Discourse Randomly Does Not run or Rebuild

Out of nowhere, Discourse is no longer wanting to run and is not even rebuilding using ./launcher rebuild app. I commented out all plugins too.

Here is the logs when I try to start it: https://codefile.io/f/8XUuOqyEDd

Here are the logs when I use ./launcher rebuild app. I see something about “failed listening on port 6379 (TCP) aborting” but I have nothing running on that port!

https://codefile.io/f/zxCBRzEOA9

I don’t think it’s related to your issue. This warning often (always?) appear during a rebuild.

error: connection to server on socket "/var/run/postgresql/.s.PGSQL.5432" failed: Connection refused

I think your issue more likely comes from this.

This might give clues:

Would this be what is causing it to not work when I run it(without doing any ./launcher rebuild app)?

I stopped all other services on my server and updated to the latest Ubuntu LTS and it still shows this:

PG::ConnectionBad: connection to server on socket "/var/run/postgresql/.s.PGSQL.5432" failed: Connection refused (PG::ConnectionBad)
        Is the server running locally and accepting connections on that socket?

which is what I would think the error is.

Swapping templates with 13 and even 15 did not solve the issue, which is what was shown in the referenced post.

Caused by:
PG::ConnectionBad: connection to server on socket “/var/run/postgresql/.s.PGSQL.5432” failed: No such file or directory (PG::ConnectionBad)
Is the server running locally and accepting connections on that socket?

timeout: down: postgres: 1s, normally up, want up

Seems like the database isn’t starting up correctly. The logs show it appears to occasionally start up properly, but only for a short time, so that could be a red herring.

ok: run: postgres: (pid 315501) 0s

The postgres logs could have some hint of the problem, especially when trying to start the app container.

tail -f shared/standalone/log/var-log/postgres/current
2 Likes

Did you do the PostgreSQL 15 update

I too think it’s about an unclean shutdown. If you’ve got a backup, what I would do is spin up a new vm and restore it. You can follow Move a Discourse site to another VPS with rsync and exclude postgres_*.

The alternative, which is your only option if you don’t have a backup, will be to figure out a bunch of stuff about postgres that you don’t want to learn about.

How can I access my backups if my forum is down(as in I cannot go to admin settings and download a backup)?

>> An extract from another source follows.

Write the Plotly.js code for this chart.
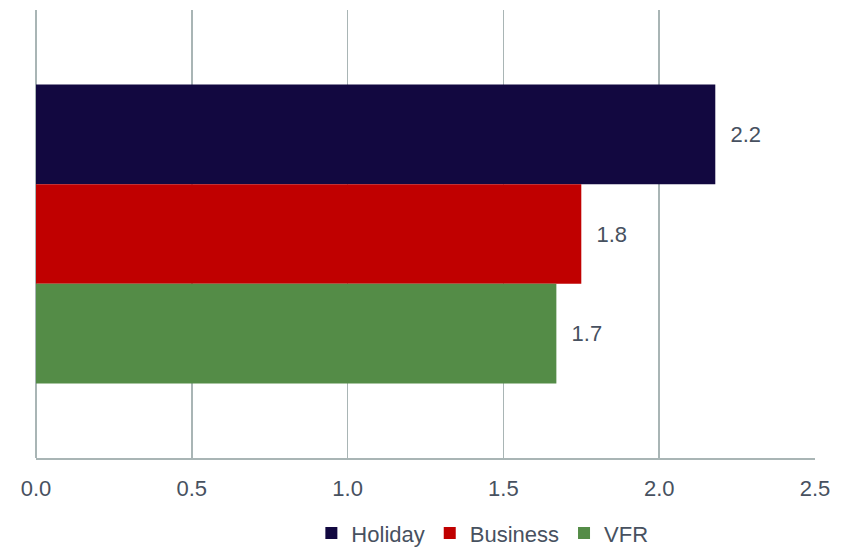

I also did not try to migrate anything, I have been using it as normal and updating via the web ui? Why would the database have an unclean shutdown??

I will provide the Postgres logs, one second

2025-03-22 00:30:44.110 UTC [4922] FATAL: lock file “postmaster.pid” is empty
2025-03-22 00:30:44.110 UTC [4922] HINT: Either another server is starting, or the lock file is the remnant of a previous server startup crash.
2025-03-22 00:30:45.127 UTC [4964] FATAL: lock file “postmaster.pid” is empty
2025-03-22 00:30:45.127 UTC [4964] HINT: Either another server is starting, or the lock file is the remnant of a previous server startup crash.
2025-03-22 00:30:46.151 UTC [4966] FATAL: lock file “postmaster.pid” is empty
2025-03-22 00:30:46.151 UTC [4966] HINT: Either another server is starting, or the lock file is the remnant of a previous server startup crash.
2025-03-22 00:30:47.168 UTC [4970] FATAL: lock file “postmaster.pid” is empty
2025-03-22 00:30:47.168 UTC [4970] HINT: Either another server is starting, or the lock file is the remnant of a previous server startup crash.
2025-03-22 00:30:48.192 UTC [4977] FATAL: lock file “postmaster.pid” is empty
2025-03-22 00:30:48.192 UTC [4977] HINT: Either another server is starting, or the lock file is the remnant of a previous server startup crash.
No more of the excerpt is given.